Courage Park is a public park in the Coley Park suburb of the town of Reading in the English county of Berkshire. The park includes amenity grassland, together with a wooded area to the south of the site. Within the park there is a brick-built pavilion with changing rooms and storage space, a basketball court, and a children's play area. This principal access to the park is from Edenham Crescent, a residential street, and the park was previously known as Edenham Crescent Park. Other pedestrian accesses are available from Wensley Road, Swallows Croft and Coley Avenue.

== History ==
The grassland area of the park was formerly part of the Courages Sports Ground, a sports ground belonging to the Courage Brewery in the town. This ground was principally provided for the sport and recreation of the brewery staff, but was also used on occasion by Berkshire County Cricket Club. After the brewery was acquired by the Hanson Trust in 1986, and then sold to Elders IXL in 1990, Hanson separately sold the sports ground site for housing development. As part of that development, part of the sports ground was retained for public use, initially known as Edenham Crescent Park.

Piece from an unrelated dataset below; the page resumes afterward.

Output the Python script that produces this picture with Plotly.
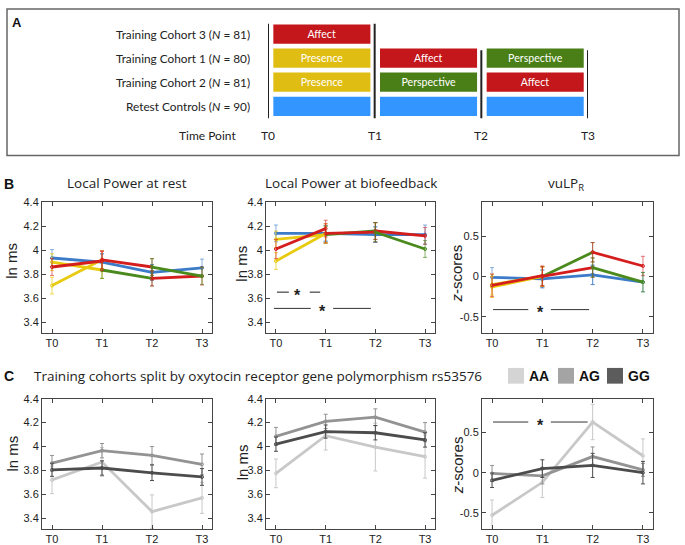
import plotly.graph_objects as go

W, H = 685, 545

timepoints = ["T0", "T1", "T2", "T3"]

# training module per interval (T0-T1, T1-T2, T2-T3)
mod_rc = ["Control", "Control", "Control"]
mod_tc1 = ["Presence", "Affect", "Perspective"]
mod_tc2 = ["Presence", "Perspective", "Affect"]
mod_tc3 = ["Affect"]

cohort_labels = ["Retest Controls (<i>N</i> = 90)",
                 "Training Cohort 2 (<i>N</i> = 81)",
                 "Training Cohort 1 (<i>N</i> = 80)",
                 "Training Cohort 3 (<i>N</i> = 81)"]

# B - local power at rest (ln ms)
rest_rc = [3.935, 3.90, 3.815, 3.853]
rest_rc_se = [0.07, 0.07, 0.065, 0.073]
rest_tc1 = [3.705, 3.92, 3.86, 3.785]
rest_tc1_se = [0.07, 0.075, 0.07, 0.07]
rest_tc2 = [3.90, 3.835, 3.765, 3.785]
rest_tc2_se = [0.07, 0.07, 0.063, 0.075]
rest_tc3 = [3.86, 3.91]
rest_tc3_se = [0.07, 0.08]

# B - local power at biofeedback (ln ms)
bio_rc = [4.14, 4.14, 4.13, 4.13]
bio_rc_se = [0.07, 0.065, 0.065, 0.08]
bio_tc1 = [3.91, 4.14, 4.15, 4.01]
bio_tc1_se = [0.07, 0.08, 0.08, 0.07]
bio_tc2 = [4.09, 4.13, 4.16, 4.12]
bio_tc2_se = [0.07, 0.07, 0.07, 0.07]
bio_tc3 = [4.01, 4.18]
bio_tc3_se = [0.08, 0.07]

# B - vuLP_R (z-scores)
vu_rc = [-0.01, -0.03, 0.02, -0.07]
vu_rc_se = [0.12, 0.11, 0.12, 0.12]
vu_tc1 = [-0.13, 0.0, 0.11, -0.07]
vu_tc1_se = [0.13, 0.12, 0.12, 0.12]
vu_tc2 = [-0.10, 0.0, 0.30, 0.13]
vu_tc2_se = [0.13, 0.12, 0.12, 0.12]
vu_tc3 = [-0.11, 0.01]
vu_tc3_se = [0.14, 0.12]

# C - split by OXTR rs53576 genotype
genotypes = ["AA", "AG", "GG"]
c_rest_aa = [3.72, 3.87, 3.455, 3.57]
c_rest_aa_se = [0.115, 0.12, 0.14, 0.13]
c_rest_ag = [3.86, 3.965, 3.925, 3.85]
c_rest_ag_se = [0.065, 0.06, 0.075, 0.087]
c_rest_gg = [3.805, 3.82, 3.78, 3.745]
c_rest_gg_se = [0.055, 0.06, 0.065, 0.07]

c_bio_aa = [3.775, 4.09, 3.995, 3.915]
c_bio_aa_se = [0.12, 0.12, 0.20, 0.18]
c_bio_ag = [4.085, 4.21, 4.245, 4.12]
c_bio_ag_se = [0.075, 0.06, 0.07, 0.08]
c_bio_gg = [4.02, 4.125, 4.115, 4.055]
c_bio_gg_se = [0.06, 0.055, 0.06, 0.06]

c_vu_aa = [-0.53, -0.12, 0.63, 0.21]
c_vu_aa_se = [0.19, 0.19, 0.22, 0.21]
c_vu_ag = [-0.01, -0.04, 0.20, 0.035]
c_vu_ag_se = [0.10, 0.10, 0.12, 0.08]
c_vu_gg = [-0.095, 0.05, 0.09, 0.0]
c_vu_gg_se = [0.09, 0.11, 0.15, 0.14]

ln_ticks = [3.4, 3.6, 3.8, 4.0, 4.2, 4.4]
ln_ticktext = ["3.4", "3.6", "3.8", "4", "4.2", "4.4"]
z_ticks = [-0.5, 0, 0.5]
z_ticktext = ["-0.5", "0", "0.5"]

LINE_COL = {"Presence": "#E8CB10", "Affect": "#D41E1E", "Perspective": "#4A8A1C", "Control": "#3B7BC8"}
ERR_COL = {"Presence": "rgba(232,203,16,0.7)", "Affect": "rgba(212,30,30,0.6)",
           "Perspective": "rgba(74,138,28,0.65)", "Control": "rgba(59,123,200,0.6)"}
BOX_COL = {"Presence": "#DFBD13", "Affect": "#C4171B", "Perspective": "#4A7F18", "Control": "#3395FF"}
GEN_COL = {"AA": "#C8C8C8", "AG": "#939393", "GG": "#4C4C4C"}
GEN_BOX = {"AA": "#D4D4D4", "AG": "#A4A4A4", "GG": "#5C5C5C"}

TITLE_FONT = "Open Sans"
LABEL_FONT = "Lato"
TICK_FONT = "Liberation Sans, Arial"


def px(x):
    return x / W


def py(y):
    return 1 - y / H


fig = go.Figure()


def add_group(vals, se, mods, n):
    xa, ya = "x%d" % n, "y%d" % n
    for k, m in enumerate(mods):
        fig.add_trace(go.Scatter(
            x=timepoints[k:k + 2], y=vals[k:k + 2],
            mode="lines+markers",
            line=dict(color=LINE_COL[m], width=2.8),
            marker=dict(size=3, symbol="circle-open", color=LINE_COL[m]),
            error_y=dict(type="data", array=se[k:k + 2], color=ERR_COL[m], thickness=1, width=2),
            xaxis=xa, yaxis=ya, showlegend=False, hoverinfo="skip"))


def add_genotype(vals, se, g, n):
    fig.add_trace(go.Scatter(
        x=timepoints, y=vals, mode="lines+markers",
        line=dict(color=GEN_COL[g], width=2.8),
        marker=dict(size=3, symbol="circle-open", color=GEN_COL[g]),
        error_y=dict(type="data", array=se, color=GEN_COL[g], thickness=1, width=2),
        xaxis="x%d" % n, yaxis="y%d" % n, showlegend=False, hoverinfo="skip"))


# panel B
for n, data in [(1, [(rest_rc, rest_rc_se, mod_rc), (rest_tc2, rest_tc2_se, mod_tc2),
                     (rest_tc1, rest_tc1_se, mod_tc1), (rest_tc3, rest_tc3_se, mod_tc3)]),
                (2, [(bio_rc, bio_rc_se, mod_rc), (bio_tc2, bio_tc2_se, mod_tc2),
                     (bio_tc1, bio_tc1_se, mod_tc1), (bio_tc3, bio_tc3_se, mod_tc3)]),
                (3, [(vu_rc, vu_rc_se, mod_rc), (vu_tc2, vu_tc2_se, mod_tc2),
                     (vu_tc1, vu_tc1_se, mod_tc1), (vu_tc3, vu_tc3_se, mod_tc3)])]:
    for vals, se, mods in data:
        add_group(vals, se, mods, n)

# panel C
for n, data in [(4, [(c_rest_aa, c_rest_aa_se), (c_rest_ag, c_rest_ag_se), (c_rest_gg, c_rest_gg_se)]),
                (5, [(c_bio_aa, c_bio_aa_se), (c_bio_ag, c_bio_ag_se), (c_bio_gg, c_bio_gg_se)]),
                (6, [(c_vu_aa, c_vu_aa_se), (c_vu_ag, c_vu_ag_se), (c_vu_gg, c_vu_gg_se)])]:
    for g, (vals, se) in zip(genotypes, data):
        add_genotype(vals, se, g, n)

# panel A: study design bars
rows_a = [mod_rc, mod_tc2, mod_tc1, mod_tc3]
for row, mods in enumerate(rows_a):
    bar = go.Bar(
        orientation="h", y=[row] * len(mods), base=[k + 0.05 for k in range(len(mods))],
        x=[0.91] * len(mods), width=0.8,
        marker=dict(color=[BOX_COL[m] for m in mods], line=dict(width=0)),
        xaxis="x7", yaxis="y7", showlegend=False, hoverinfo="skip")
    if mods != mod_rc:
        bar.update(text=mods, textposition="inside", insidetextanchor="middle", textangle=0,
                   textfont=dict(color="white", size=12, family=LABEL_FONT))
    fig.add_trace(bar)

# axes
B_Y = [py(332.5), py(199.5)]
C_Y = [py(531.7), py(399.3)]
X_DOM = [[px(42), px(212)], [px(266), px(435)], [px(482), px(653)]]


def xaxis_style(dom, anchor):
    return dict(domain=dom, anchor=anchor, type="category", range=[-0.2, 3.2],
                showline=True, mirror="ticks", linecolor="#444", linewidth=1,
                ticks="inside", ticklen=4, tickcolor="#444", showgrid=False, zeroline=False,
                tickfont=dict(family=TICK_FONT, size=11, color="#222"))


def yaxis_style(dom, anchor, ln):
    return dict(domain=dom, anchor=anchor,
                range=[3.31, 4.4] if ln else [-0.70, 0.92],
                tickvals=ln_ticks if ln else z_ticks,
                ticktext=ln_ticktext if ln else z_ticktext,
                showline=True, mirror="ticks", linecolor="#444", linewidth=1,
                ticks="inside", ticklen=4, tickcolor="#444", showgrid=False, zeroline=False,
                tickfont=dict(family=TICK_FONT, size=11, color="#222"))


layout_axes = {}
for i in range(6):
    n = i + 1
    dom_y = B_Y if i < 3 else C_Y
    key = "" if n == 1 else str(n)
    layout_axes["xaxis" + key] = xaxis_style(X_DOM[i % 3], "y" + key)
    layout_axes["yaxis" + key] = yaxis_style(dom_y, "x" + key, i % 3 != 2)

layout_axes["xaxis7"] = dict(domain=[px(268), px(588)], anchor="y7", range=[0, 3], visible=False)
layout_axes["yaxis7"] = dict(domain=[py(114.25), py(16.25)], anchor="x7", range=[-0.5, 3.5], visible=False)

shapes = []
# panel A frame
shapes.append(dict(type="rect", xref="paper", yref="paper", x0=px(7), x1=px(679), y0=py(152), y1=py(3),
                   line=dict(color="#666", width=1.5), fillcolor="rgba(0,0,0,0)"))
# time point separators
for t in range(4):
    top = 3.43 if t < 2 else 2.33
    shapes.append(dict(type="line", xref="x7", yref="y7", x0=t, x1=t, y0=-0.62, y1=top,
                       line=dict(color="#222", width=2)))

# significance bars
sig_col = "#333"
shapes += [
    dict(type="line", xref="x2", yref="y2", x0=0.02, x1=0.26, y0=3.65, y1=3.65, line=dict(color="#666", width=1.5)),
    dict(type="line", xref="x2", yref="y2", x0=0.68, x1=0.89, y0=3.65, y1=3.65, line=dict(color="#666", width=1.5)),
    dict(type="line", xref="x2", yref="y2", x0=-0.04, x1=0.70, y0=3.515, y1=3.515, line=dict(color=sig_col, width=1)),
    dict(type="line", xref="x2", yref="y2", x0=1.15, x1=1.91, y0=3.515, y1=3.515, line=dict(color=sig_col, width=1)),
    dict(type="line", xref="x3", yref="y3", x0=0.02, x1=0.72, y0=-0.41, y1=-0.41, line=dict(color=sig_col, width=1)),
    dict(type="line", xref="x3", yref="y3", x0=1.17, x1=1.93, y0=-0.41, y1=-0.41, line=dict(color=sig_col, width=1)),
    dict(type="line", xref="x6", yref="y6", x0=0.02, x1=0.72, y0=0.63, y1=0.63, line=dict(color=sig_col, width=1)),
    dict(type="line", xref="x6", yref="y6", x0=1.17, x1=1.90, y0=0.63, y1=0.63, line=dict(color=sig_col, width=1)),
]

# genotype legend boxes
legend_x = {"AA": 508, "AG": 558, "GG": 607}
for g in genotypes:
    shapes.append(dict(type="rect", xref="paper", yref="paper", x0=px(legend_x[g]), x1=px(legend_x[g] + 16),
                       y0=py(384), y1=py(368), line=dict(width=0), fillcolor=GEN_BOX[g]))

annotations = []


def note(text, x, y, size=13, family=TITLE_FONT, xanchor="center", color="#222", angle=0, bold=False, **kw):
    if bold:
        text = "<b>" + text + "</b>"
    annotations.append(dict(text=text, x=x, y=y, xanchor=xanchor, yanchor="middle", showarrow=False,
                            textangle=angle, font=dict(size=size, family=family, color=color), **kw))


# panel letters
note("A", px(17), py(17), size=13, family="Liberation Sans, Arial", xref="paper", yref="paper", bold=True, color="#111")
note("B", px(9), py(181), size=14, family="Liberation Sans, Arial", xref="paper", yref="paper", bold=True, color="#111")
note("C", px(9), py(376), size=14, family="Liberation Sans, Arial", xref="paper", yref="paper", bold=True, color="#111")

# panel A labels
for row, lab in enumerate(cohort_labels):
    note(lab, px(252), row, size=11.8, family=LABEL_FONT, xanchor="right", xref="paper", yref="y7")
note("Time Point", px(207), py(132), size=12, family=LABEL_FONT, xref="paper", yref="paper")
for t, lab in enumerate(timepoints):
    note(lab, t, py(132), size=12, family=LABEL_FONT, xref="x7", yref="paper")

# panel titles
note("Local Power at rest", px(127), py(180), size=13.5, xref="paper", yref="paper")
note("Local Power at biofeedback", px(351), py(180), size=13.5, xref="paper", yref="paper")
note("vuLP<sub>R</sub>", px(566), py(181), size=13.5, xref="paper", yref="paper")
note("Training cohorts split by oxytocin receptor gene polymorphism rs53576", px(32), py(376),
     size=13.5, xanchor="left", xref="paper", yref="paper")
for g in genotypes:
    note(g, px(legend_x[g] + 19), py(376), size=14, family="Liberation Sans, Arial", xanchor="left",
         xref="paper", yref="paper", bold=True, color="#111")

# axis titles
for x, y, t in [(12, 259, "ln ms"), (242, 262, "ln ms"), (457, 272, "<i>z</i>-scores"),
                (12, 455, "ln ms"), (242, 464, "ln ms"), (457, 467, "<i>z</i>-scores")]:
    note(t, px(x), py(y), size=15, family="Liberation Sans, Arial", angle=-90, xref="paper", yref="paper")

# significance stars
for xa, xv, yv in [("2", 0.44, 3.65), ("2", 0.93, 3.515), ("3", 0.97, -0.41), ("6", 0.97, 0.63)]:
    note("*", xv, yv, size=16, family="Liberation Sans, Arial", xref="x" + xa, yref="y" + xa, bold=True,
         color="#222", yshift=-3)

fig.update_layout(
    width=W, height=H, margin=dict(l=0, r=0, t=0, b=0),
    paper_bgcolor="white", plot_bgcolor="white",
    barmode="overlay", shapes=shapes, annotations=annotations,
    **layout_axes)

# the page body has a default margin; drop it so the figure sits at the window corner
fig.write_html("out.html", config={"displayModeBar": False},
               post_script="document.body.style.margin='0px';")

The southern woodland area of the park has a different provenance, having formed the western end of the Ministry of Agriculture site that had occupied the grounds of Coley House since the Second World War. This was separated from the Courage Sports Ground by a fenced public footpath. After the ministry site was redeveloped at the beginning of the 21st century, the woodland became isolated and derelict, whilst the remains of the sports ground became run-down and subject to anti-social behaviour. A project was formed by Reading Borough Council and the Thames Valley Partnership, working with a community steering group of local residents and the Prison Service, to address this.

The renovation of the park was undertaken by prisoners from Reading Prison, which at that time was a Young Offenders Institution. At the same time they cleared the undergrowth from the wooded areas, and removed the fences that separated it from the public footpath and open space, thus creating a single park. Prison and probation officers reported that the project provided the offenders with skills and contacts useful for their resettlement, and the project attracted widespread attention, including the site visit of a delegation from Russia. As a result of a suggestion by a local resident, the enlarged park was formally renamed Courage Park in recognition of its previous ownership and the fact the project ‘took courage’ to realise.